### The exercise:
Keep to the lines from the line containing "Write a web" through the line containing "var squareColor = '#555';": copy them exactly and leave every picture out.

* Begin Listed entries *

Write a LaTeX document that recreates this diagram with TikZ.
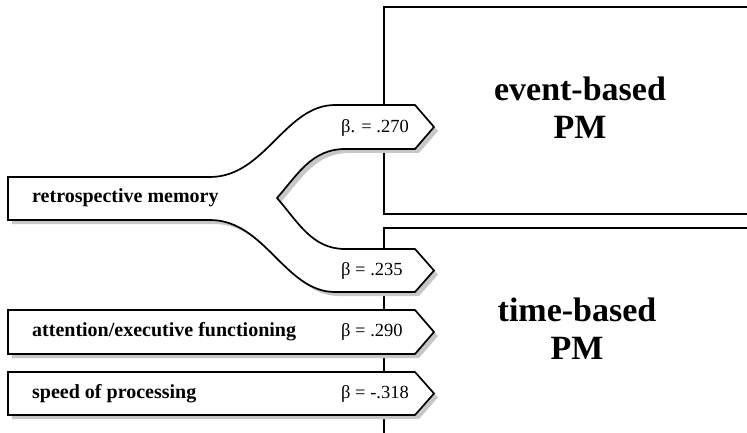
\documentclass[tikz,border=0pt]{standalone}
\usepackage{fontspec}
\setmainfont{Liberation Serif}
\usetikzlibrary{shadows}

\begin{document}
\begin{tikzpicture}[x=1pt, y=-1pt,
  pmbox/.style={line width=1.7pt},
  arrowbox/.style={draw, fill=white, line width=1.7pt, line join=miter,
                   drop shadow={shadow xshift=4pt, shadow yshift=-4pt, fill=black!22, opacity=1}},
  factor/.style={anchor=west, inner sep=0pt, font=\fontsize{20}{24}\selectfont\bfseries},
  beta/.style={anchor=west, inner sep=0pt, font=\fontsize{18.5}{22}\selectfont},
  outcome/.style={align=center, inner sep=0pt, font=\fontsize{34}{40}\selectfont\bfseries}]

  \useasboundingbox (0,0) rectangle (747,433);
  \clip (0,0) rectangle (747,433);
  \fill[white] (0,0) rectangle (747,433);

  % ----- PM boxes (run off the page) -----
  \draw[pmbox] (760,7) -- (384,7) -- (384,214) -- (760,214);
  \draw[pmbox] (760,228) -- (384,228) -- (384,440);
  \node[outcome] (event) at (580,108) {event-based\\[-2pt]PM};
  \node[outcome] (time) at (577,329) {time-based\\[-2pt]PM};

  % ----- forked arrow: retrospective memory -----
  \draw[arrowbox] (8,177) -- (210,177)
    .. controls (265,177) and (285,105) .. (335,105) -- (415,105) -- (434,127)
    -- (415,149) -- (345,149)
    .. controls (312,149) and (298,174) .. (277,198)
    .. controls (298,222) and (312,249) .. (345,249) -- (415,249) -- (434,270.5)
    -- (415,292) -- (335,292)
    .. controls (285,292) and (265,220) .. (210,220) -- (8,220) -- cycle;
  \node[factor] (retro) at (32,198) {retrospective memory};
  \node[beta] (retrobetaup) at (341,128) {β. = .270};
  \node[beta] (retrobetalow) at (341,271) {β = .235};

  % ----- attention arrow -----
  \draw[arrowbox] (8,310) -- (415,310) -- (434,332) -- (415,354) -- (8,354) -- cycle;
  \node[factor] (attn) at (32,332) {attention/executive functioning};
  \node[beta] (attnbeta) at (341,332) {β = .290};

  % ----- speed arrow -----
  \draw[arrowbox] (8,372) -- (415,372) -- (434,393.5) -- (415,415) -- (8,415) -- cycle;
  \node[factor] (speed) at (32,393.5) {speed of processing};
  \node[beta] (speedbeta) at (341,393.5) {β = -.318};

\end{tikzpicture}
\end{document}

* End Listed entries *
* Begin Listed entries *

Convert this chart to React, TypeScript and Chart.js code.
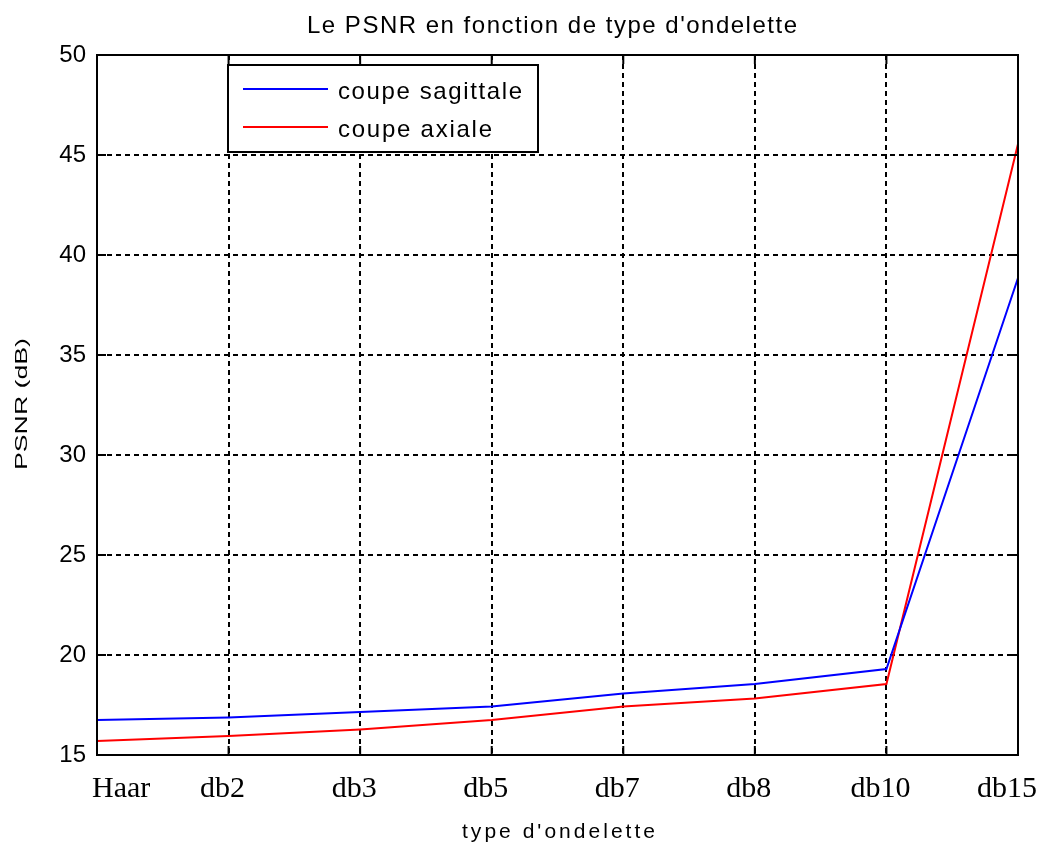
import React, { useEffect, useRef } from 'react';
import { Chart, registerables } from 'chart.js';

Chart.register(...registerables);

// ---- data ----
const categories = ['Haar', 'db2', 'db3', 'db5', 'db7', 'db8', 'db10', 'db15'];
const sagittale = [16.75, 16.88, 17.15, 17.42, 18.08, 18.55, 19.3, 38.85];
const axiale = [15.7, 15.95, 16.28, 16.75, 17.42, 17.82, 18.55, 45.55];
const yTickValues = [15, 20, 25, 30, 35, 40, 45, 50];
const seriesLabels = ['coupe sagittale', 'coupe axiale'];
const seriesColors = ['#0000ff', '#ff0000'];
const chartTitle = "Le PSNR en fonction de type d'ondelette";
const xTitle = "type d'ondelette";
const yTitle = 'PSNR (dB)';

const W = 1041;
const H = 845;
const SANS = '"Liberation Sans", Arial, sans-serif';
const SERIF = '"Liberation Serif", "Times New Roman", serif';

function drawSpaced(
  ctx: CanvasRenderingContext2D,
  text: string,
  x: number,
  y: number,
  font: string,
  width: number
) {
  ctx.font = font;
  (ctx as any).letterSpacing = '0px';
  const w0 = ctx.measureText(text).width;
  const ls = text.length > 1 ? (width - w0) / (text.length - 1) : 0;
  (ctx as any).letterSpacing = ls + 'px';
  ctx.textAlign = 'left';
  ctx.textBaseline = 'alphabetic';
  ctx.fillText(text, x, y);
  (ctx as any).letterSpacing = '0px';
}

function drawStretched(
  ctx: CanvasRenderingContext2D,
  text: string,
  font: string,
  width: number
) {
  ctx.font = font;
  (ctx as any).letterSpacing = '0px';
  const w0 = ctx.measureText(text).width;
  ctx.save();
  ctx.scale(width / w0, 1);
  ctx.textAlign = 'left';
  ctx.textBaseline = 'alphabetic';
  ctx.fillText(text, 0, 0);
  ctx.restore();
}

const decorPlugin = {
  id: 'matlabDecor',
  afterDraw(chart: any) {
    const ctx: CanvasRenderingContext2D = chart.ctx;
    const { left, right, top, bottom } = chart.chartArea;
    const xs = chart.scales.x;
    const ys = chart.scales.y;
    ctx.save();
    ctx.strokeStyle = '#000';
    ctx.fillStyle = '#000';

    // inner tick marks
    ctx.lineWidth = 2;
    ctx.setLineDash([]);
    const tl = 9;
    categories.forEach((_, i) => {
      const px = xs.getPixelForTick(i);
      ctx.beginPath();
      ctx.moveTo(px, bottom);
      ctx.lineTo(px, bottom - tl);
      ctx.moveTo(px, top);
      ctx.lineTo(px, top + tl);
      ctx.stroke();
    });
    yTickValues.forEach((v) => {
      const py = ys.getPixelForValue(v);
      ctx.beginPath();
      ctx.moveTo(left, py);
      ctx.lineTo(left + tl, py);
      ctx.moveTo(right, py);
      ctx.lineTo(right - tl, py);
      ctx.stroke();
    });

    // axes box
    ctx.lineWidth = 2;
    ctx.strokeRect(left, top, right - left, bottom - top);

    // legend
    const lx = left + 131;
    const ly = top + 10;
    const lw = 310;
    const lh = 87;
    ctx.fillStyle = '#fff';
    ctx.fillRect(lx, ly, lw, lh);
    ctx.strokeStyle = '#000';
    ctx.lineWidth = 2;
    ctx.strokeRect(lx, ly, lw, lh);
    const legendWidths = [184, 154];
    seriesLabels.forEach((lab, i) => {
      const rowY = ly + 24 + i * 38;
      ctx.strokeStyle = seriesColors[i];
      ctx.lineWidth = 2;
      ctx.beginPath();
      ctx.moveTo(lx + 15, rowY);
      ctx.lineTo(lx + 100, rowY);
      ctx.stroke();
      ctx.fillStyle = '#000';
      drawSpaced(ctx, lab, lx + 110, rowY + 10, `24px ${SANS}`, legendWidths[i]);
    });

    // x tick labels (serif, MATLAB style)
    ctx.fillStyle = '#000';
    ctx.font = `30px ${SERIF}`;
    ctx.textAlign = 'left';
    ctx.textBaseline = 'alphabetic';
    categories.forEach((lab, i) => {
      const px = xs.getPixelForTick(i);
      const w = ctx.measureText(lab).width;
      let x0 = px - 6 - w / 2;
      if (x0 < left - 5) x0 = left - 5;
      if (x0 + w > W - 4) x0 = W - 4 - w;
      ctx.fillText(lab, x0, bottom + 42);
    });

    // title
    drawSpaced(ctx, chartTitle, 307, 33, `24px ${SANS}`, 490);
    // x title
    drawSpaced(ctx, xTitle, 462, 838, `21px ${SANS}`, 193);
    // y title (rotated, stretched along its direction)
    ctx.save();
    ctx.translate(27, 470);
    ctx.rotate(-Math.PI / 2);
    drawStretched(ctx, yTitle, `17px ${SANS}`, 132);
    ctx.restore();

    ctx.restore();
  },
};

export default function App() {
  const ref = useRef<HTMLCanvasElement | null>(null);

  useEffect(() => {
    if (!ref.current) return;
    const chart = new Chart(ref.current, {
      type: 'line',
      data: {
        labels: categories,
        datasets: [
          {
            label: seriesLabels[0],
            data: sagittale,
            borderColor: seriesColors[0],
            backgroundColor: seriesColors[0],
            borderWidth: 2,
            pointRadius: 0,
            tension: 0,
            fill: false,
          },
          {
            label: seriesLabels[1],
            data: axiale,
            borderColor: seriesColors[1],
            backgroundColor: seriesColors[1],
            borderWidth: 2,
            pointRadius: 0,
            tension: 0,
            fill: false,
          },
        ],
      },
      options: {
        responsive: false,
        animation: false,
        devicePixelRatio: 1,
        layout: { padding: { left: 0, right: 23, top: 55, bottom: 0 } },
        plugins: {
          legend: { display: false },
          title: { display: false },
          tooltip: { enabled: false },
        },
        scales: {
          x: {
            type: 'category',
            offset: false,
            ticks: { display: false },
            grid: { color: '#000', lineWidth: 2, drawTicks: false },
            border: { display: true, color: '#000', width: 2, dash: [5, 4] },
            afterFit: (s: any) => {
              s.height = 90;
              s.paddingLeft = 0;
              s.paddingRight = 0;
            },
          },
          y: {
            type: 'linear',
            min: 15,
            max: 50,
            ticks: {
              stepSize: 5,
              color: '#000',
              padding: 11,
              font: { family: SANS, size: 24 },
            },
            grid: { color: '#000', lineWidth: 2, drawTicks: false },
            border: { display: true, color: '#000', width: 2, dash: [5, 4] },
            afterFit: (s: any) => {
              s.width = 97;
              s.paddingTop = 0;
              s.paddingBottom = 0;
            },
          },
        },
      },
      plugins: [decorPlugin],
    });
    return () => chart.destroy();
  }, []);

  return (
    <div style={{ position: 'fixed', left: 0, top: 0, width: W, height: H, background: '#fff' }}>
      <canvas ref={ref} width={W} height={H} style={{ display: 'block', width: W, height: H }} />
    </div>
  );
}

* End Listed entries *
* Begin Listed entries *

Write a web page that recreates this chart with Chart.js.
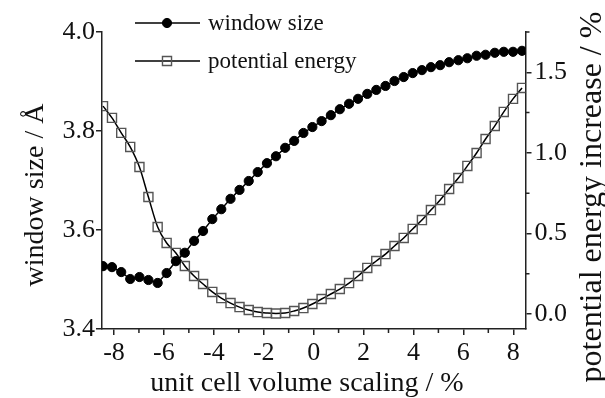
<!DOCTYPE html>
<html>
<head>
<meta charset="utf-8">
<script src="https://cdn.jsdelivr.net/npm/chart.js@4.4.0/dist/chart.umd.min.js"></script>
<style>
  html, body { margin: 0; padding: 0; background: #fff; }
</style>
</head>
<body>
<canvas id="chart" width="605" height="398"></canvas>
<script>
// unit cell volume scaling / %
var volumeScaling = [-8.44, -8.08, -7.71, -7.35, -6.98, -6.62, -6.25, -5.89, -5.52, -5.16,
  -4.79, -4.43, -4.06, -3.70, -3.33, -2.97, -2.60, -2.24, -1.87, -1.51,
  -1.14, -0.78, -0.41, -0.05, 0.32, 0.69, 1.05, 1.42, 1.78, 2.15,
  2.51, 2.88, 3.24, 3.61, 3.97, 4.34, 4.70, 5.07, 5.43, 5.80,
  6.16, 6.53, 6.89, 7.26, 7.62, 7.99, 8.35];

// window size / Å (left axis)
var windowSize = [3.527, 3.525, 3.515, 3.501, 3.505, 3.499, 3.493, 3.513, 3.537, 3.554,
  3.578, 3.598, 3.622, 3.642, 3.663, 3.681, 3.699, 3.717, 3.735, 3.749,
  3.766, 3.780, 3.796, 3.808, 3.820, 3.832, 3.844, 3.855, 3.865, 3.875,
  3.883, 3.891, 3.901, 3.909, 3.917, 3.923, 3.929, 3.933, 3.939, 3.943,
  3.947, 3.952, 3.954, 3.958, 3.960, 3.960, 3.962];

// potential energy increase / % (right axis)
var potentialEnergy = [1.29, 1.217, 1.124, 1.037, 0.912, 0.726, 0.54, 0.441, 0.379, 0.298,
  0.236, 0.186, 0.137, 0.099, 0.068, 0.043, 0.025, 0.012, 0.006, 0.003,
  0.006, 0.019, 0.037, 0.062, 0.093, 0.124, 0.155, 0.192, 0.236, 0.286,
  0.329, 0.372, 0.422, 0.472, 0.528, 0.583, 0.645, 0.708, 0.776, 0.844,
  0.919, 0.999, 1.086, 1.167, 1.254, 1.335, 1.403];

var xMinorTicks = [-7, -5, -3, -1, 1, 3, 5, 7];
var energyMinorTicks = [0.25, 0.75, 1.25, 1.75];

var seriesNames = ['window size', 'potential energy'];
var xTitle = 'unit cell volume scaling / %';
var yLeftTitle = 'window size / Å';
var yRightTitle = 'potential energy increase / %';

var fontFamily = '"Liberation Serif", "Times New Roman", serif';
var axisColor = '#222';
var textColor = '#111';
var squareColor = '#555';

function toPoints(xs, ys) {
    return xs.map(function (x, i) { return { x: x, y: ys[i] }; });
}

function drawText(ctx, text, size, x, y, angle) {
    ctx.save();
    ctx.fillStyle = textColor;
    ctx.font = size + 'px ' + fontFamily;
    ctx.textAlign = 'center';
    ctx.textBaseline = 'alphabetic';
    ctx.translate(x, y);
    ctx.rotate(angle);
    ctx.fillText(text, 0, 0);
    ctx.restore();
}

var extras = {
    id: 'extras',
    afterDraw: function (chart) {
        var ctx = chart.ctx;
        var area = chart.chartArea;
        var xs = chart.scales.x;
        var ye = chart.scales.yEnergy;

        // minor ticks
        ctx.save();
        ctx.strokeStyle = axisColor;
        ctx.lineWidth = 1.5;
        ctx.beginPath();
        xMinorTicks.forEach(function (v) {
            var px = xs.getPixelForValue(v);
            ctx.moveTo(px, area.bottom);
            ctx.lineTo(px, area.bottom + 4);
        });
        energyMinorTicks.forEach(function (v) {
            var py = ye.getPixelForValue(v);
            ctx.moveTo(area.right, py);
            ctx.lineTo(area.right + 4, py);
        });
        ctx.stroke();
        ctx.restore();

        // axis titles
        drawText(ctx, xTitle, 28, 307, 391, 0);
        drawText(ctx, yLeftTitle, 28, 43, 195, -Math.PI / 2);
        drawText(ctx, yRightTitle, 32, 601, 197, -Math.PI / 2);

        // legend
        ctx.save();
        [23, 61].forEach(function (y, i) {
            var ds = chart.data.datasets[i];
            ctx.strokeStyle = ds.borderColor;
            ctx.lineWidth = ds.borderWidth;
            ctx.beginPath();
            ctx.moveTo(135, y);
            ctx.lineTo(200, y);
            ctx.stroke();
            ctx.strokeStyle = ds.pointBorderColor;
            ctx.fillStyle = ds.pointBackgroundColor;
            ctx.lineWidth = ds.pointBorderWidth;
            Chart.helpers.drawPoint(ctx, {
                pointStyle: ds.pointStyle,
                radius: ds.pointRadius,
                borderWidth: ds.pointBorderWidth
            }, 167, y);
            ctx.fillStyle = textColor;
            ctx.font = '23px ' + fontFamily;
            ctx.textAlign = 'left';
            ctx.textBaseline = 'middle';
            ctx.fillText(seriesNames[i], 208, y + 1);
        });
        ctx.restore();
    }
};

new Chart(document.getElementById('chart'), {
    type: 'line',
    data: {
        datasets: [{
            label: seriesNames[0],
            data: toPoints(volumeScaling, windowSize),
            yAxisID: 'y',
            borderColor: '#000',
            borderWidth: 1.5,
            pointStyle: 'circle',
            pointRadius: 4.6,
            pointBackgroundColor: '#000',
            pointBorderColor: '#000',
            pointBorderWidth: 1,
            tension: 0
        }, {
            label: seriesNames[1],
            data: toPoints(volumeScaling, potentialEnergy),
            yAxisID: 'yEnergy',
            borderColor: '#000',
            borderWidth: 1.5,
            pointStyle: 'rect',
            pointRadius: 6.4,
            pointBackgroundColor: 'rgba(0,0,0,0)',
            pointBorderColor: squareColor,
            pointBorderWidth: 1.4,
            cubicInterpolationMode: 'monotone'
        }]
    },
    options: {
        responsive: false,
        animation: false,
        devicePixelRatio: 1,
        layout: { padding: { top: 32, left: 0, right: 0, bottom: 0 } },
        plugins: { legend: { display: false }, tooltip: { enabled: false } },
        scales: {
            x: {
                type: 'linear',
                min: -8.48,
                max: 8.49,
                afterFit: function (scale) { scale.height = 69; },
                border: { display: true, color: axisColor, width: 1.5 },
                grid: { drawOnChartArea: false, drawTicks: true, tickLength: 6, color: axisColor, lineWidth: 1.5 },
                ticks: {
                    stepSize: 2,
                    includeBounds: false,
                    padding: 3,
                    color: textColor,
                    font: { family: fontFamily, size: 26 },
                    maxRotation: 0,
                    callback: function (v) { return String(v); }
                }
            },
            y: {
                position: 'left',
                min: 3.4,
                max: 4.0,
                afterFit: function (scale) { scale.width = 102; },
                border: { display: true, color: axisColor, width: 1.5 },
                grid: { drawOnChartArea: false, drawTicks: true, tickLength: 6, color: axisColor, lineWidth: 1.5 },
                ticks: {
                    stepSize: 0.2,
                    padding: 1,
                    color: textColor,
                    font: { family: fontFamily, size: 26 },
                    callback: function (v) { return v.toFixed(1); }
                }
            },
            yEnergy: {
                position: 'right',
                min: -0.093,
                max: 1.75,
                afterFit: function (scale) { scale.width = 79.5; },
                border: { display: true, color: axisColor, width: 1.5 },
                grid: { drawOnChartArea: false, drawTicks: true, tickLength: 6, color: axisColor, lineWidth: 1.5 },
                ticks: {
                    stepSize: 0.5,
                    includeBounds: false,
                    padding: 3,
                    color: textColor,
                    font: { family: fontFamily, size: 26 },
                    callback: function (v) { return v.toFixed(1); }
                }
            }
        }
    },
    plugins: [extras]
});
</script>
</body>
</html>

* End Listed entries *

### Full output:
Write a web page that recreates this chart with Chart.js.
<!DOCTYPE html>
<html>
<head>
<meta charset="utf-8">
<script src="https://cdn.jsdelivr.net/npm/chart.js@4.4.0/dist/chart.umd.min.js"></script>
<style>
  html, body { margin: 0; padding: 0; background: #fff; }
</style>
</head>
<body>
<canvas id="chart" width="605" height="398"></canvas>
<script>
// unit cell volume scaling / %
var volumeScaling = [-8.44, -8.08, -7.71, -7.35, -6.98, -6.62, -6.25, -5.89, -5.52, -5.16,
  -4.79, -4.43, -4.06, -3.70, -3.33, -2.97, -2.60, -2.24, -1.87, -1.51,
  -1.14, -0.78, -0.41, -0.05, 0.32, 0.69, 1.05, 1.42, 1.78, 2.15,
  2.51, 2.88, 3.24, 3.61, 3.97, 4.34, 4.70, 5.07, 5.43, 5.80,
  6.16, 6.53, 6.89, 7.26, 7.62, 7.99, 8.35];

// window size / Å (left axis)
var windowSize = [3.527, 3.525, 3.515, 3.501, 3.505, 3.499, 3.493, 3.513, 3.537, 3.554,
  3.578, 3.598, 3.622, 3.642, 3.663, 3.681, 3.699, 3.717, 3.735, 3.749,
  3.766, 3.780, 3.796, 3.808, 3.820, 3.832, 3.844, 3.855, 3.865, 3.875,
  3.883, 3.891, 3.901, 3.909, 3.917, 3.923, 3.929, 3.933, 3.939, 3.943,
  3.947, 3.952, 3.954, 3.958, 3.960, 3.960, 3.962];

// potential energy increase / % (right axis)
var potentialEnergy = [1.29, 1.217, 1.124, 1.037, 0.912, 0.726, 0.54, 0.441, 0.379, 0.298,
  0.236, 0.186, 0.137, 0.099, 0.068, 0.043, 0.025, 0.012, 0.006, 0.003,
  0.006, 0.019, 0.037, 0.062, 0.093, 0.124, 0.155, 0.192, 0.236, 0.286,
  0.329, 0.372, 0.422, 0.472, 0.528, 0.583, 0.645, 0.708, 0.776, 0.844,
  0.919, 0.999, 1.086, 1.167, 1.254, 1.335, 1.403];

var xMinorTicks = [-7, -5, -3, -1, 1, 3, 5, 7];
var energyMinorTicks = [0.25, 0.75, 1.25, 1.75];

var seriesNames = ['window size', 'potential energy'];
var xTitle = 'unit cell volume scaling / %';
var yLeftTitle = 'window size / Å';
var yRightTitle = 'potential energy increase / %';

var fontFamily = '"Liberation Serif", "Times New Roman", serif';
var axisColor = '#222';
var textColor = '#111';
var squareColor = '#555';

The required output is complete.